Mid-summer the attendance has not surprisingly peaked. The team has yet to sell and the summer months always draw the biggest crowds. Saturday-Sunday games against teams like the Orioles, Red Sox, Guardians, Reds, and Cardinals have drawn between 34K - 40K spectators. Meanwhile, season and weekday games have mostly been in the 26K - 33K range.
How could this look by the season's end? They have 30 home games left with a majority of them taking place post-deadline. If they don't make an unreal run to a postseason race, the average per game probably does not dramatically increase. The potential of more young players coming up and performing well will keep a number of fans engaged, but not the boost a postseason race would. Say the Cubs average roughly 33.1K per game the rest of the way, that puts them around the 2.7 million mark by year's end. That would be an increase from the 2.62 million they drew last year, but not by a ton. Even if they drew just 32K a game the rest of the way they would still finish just above last year (roughly 2.67 million).

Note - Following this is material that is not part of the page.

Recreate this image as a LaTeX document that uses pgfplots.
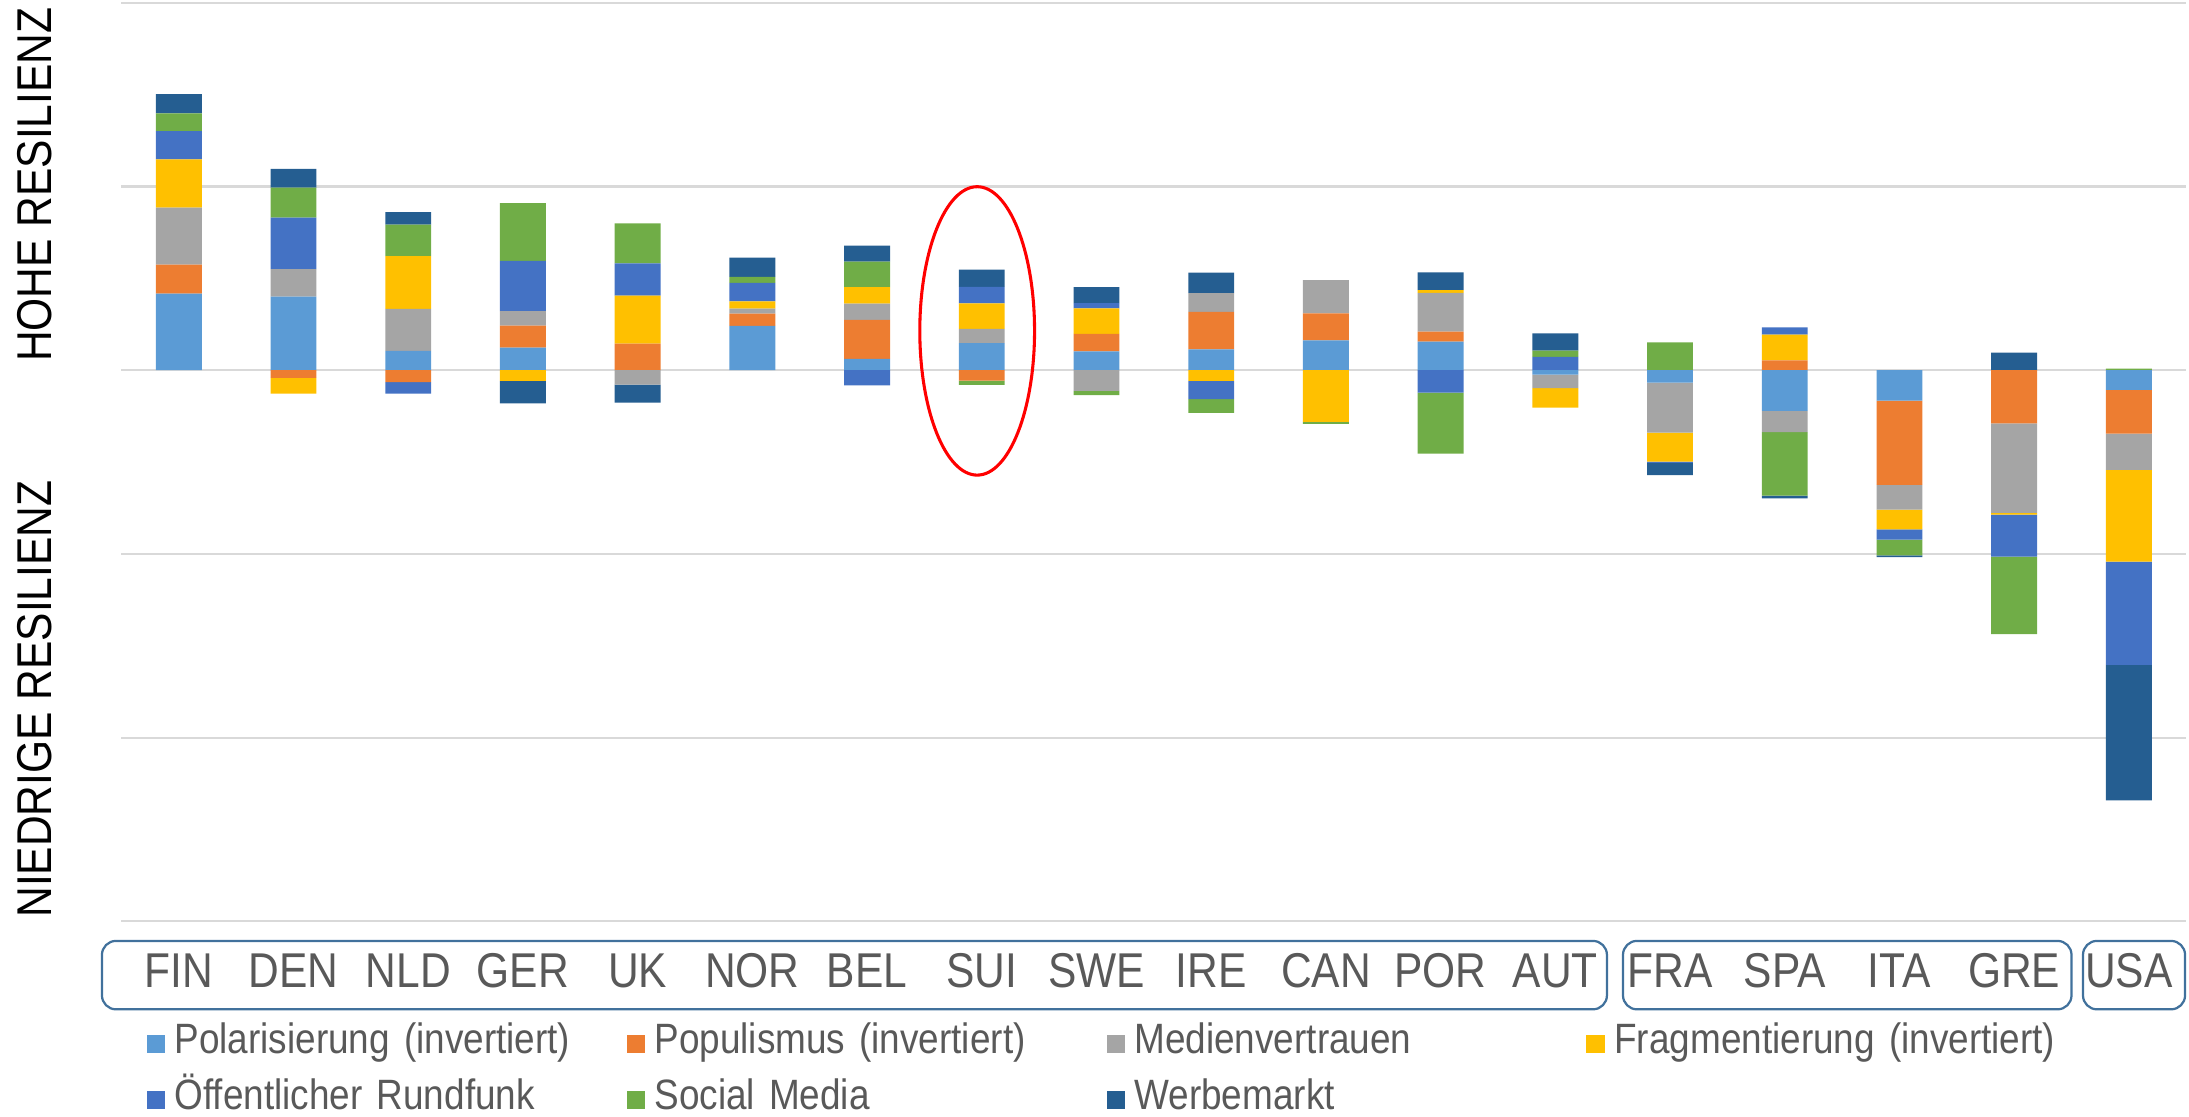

If the Cubs draw around 2.7 million this year, that will still probably be top-10 in attendance across baseball, but roughly a 477K difference from what they averaged from 2016-2019 (3,176,984). The fans still come out but they are not going to draw 3 million fans in sub-.500 seasons (if that is indeed how they finish) like they did 2005-2006, 2010-2011. Expectations from Cubs fans have changed and the experience is more expensive. Going to Wrigley Field is a joy no matter what but there has to be more justification to pay a lot of money for a certain level of product.